[sci.math] Iterative square root function?

clutx.clarkson.edu (Steven Stadnicki,212 Reynolds,2684079,5186432664) (09/25/89)

In the Ray Tracing News, vol. 2 # 4 (I think), someone mentioned a cubically
convergent method for doing Pythagorean sums and square roots.  Does anyone
have info on this method, and any methods for computing quick trig and inverse
trig functions?  It would be much appreciated.

                                     Steven Stadnicki
                                     stadnism@{clutx,sandbox}.clarkson.edu
                                     "Neil and Buzz had been prepared for
                                      monsters and disruptions in reality
                                      and space paradoxes and time paradoxes
                                      and death by evanescence.  They hadn't
                                      been prepared for New Jersey."

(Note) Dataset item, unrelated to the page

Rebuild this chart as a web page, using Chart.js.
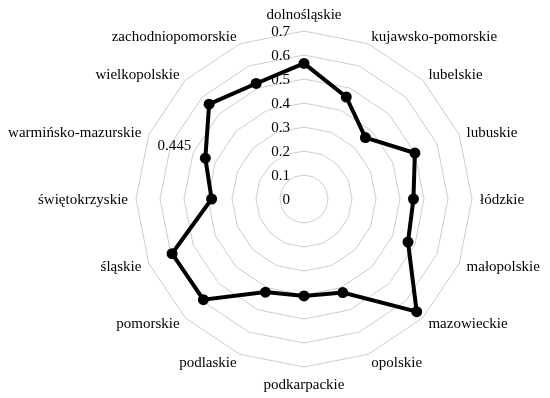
<!DOCTYPE html>
<html>
<head>
<meta charset="utf-8">
<script src="https://cdn.jsdelivr.net/npm/chart.js@4/dist/chart.umd.min.js"></script>
<style>
html,body{margin:0;padding:0;background:#fff;overflow:hidden;}
#wrap{width:550px;height:398px;position:relative;}
</style>
</head>
<body>
<div id="wrap"><canvas id="c" width="550" height="398"></canvas></div>
<script>
const categories = ["dolnośląskie","kujawsko-pomorskie","lubelskie","lubuskie","łódzkie","małopolskie","mazowieckie","opolskie","podkarpackie","podlaskie","pomorskie","śląskie","świętokrzyskie","warmińsko-mazurskie","wielkopolskie","zachodniopomorskie"];
const values = [0.565, 0.46, 0.362, 0.5, 0.456, 0.469, 0.664, 0.422, 0.404, 0.42, 0.593, 0.595, 0.385, 0.445, 0.559, 0.521];
const tickValues = [0, 0.1, 0.2, 0.3, 0.4, 0.5, 0.6, 0.7];
const tickLabels = ["0","0.1","0.2","0.3","0.4","0.5","0.6","0.7"];
const annotatedIndex = 13;
const annotatedText = "0.445";

const FONT = "'Liberation Serif', 'Times New Roman', serif";

const textPlugin = {
  id: 'radarText',
  afterDraw(chart) {
    const s = chart.scales.r;
    const ctx = chart.ctx;
    ctx.save();
    ctx.font = "15px " + FONT;
    ctx.fillStyle = "#000";
    // tick labels
    ctx.textAlign = "right";
    ctx.textBaseline = "middle";
    tickValues.forEach((v, i) => {
      const d = s.getDistanceFromCenterForValue(v);
      ctx.fillText(tickLabels[i], s.xCenter - 14, s.yCenter - d + 1);
    });
    // annotation
    const pt = chart.getDatasetMeta(0).data[annotatedIndex];
    ctx.fillText(annotatedText, pt.x - 14, pt.y - 12);
    // point labels
    categories.forEach((lab, i) => {
      const a = s.getIndexAngle(i);
      const p = s.getPointPosition(i, s.drawingArea + 8);
      const sn = Math.sin(a), cs = Math.cos(a);
      let y = p.y;
      if (Math.abs(sn) < 1e-6) {
        ctx.textAlign = "center";
        y = p.y - cs * 9;
      } else if (sn > 0) {
        ctx.textAlign = "left";
      } else {
        ctx.textAlign = "right";
      }
      ctx.fillText(lab, p.x, y + 1);
    });
    ctx.restore();
  }
};

new Chart(document.getElementById('c'), {
  type: 'radar',
  data: {
    labels: categories,
    datasets: [{
      data: values,
      borderColor: '#000',
      backgroundColor: '#000',
      borderWidth: 4,
      fill: false,
      pointRadius: 5.5,
      pointBackgroundColor: '#000',
      pointBorderColor: '#000',
      pointBorderWidth: 0,
      tension: 0
    }]
  },
  options: {
    responsive: false,
    animation: false,
    layout: { padding: { top: 31, bottom: 31, left: 87, right: 29 } },
    plugins: { legend: { display: false }, tooltip: { enabled: false } },
    scales: {
      r: {
        min: 0,
        max: 0.7,
        ticks: { display: false, stepSize: 0.1 },
        grid: { color: '#cccccc', lineWidth: 1 },
        angleLines: { display: false },
        pointLabels: { display: false }
      }
    }
  },
  plugins: [textPlugin]
});
</script>
</body>
</html>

turk@Apple.COM (Ken "Turk" Turkowski) (09/25/89)

In article <1989Sep25.022915.5886@sun.soe.clarkson.edu> stadnism@image.soe!clutx.clarkson.edu writes:
>In the Ray Tracing News, vol. 2 # 4 (I think), someone mentioned a cubically
>convergent method for doing Pythagorean sums and square roots.  Does anyone
>have info on this method, and any methods for computing quick trig and inverse
>trig functions?  It would be much appreciated.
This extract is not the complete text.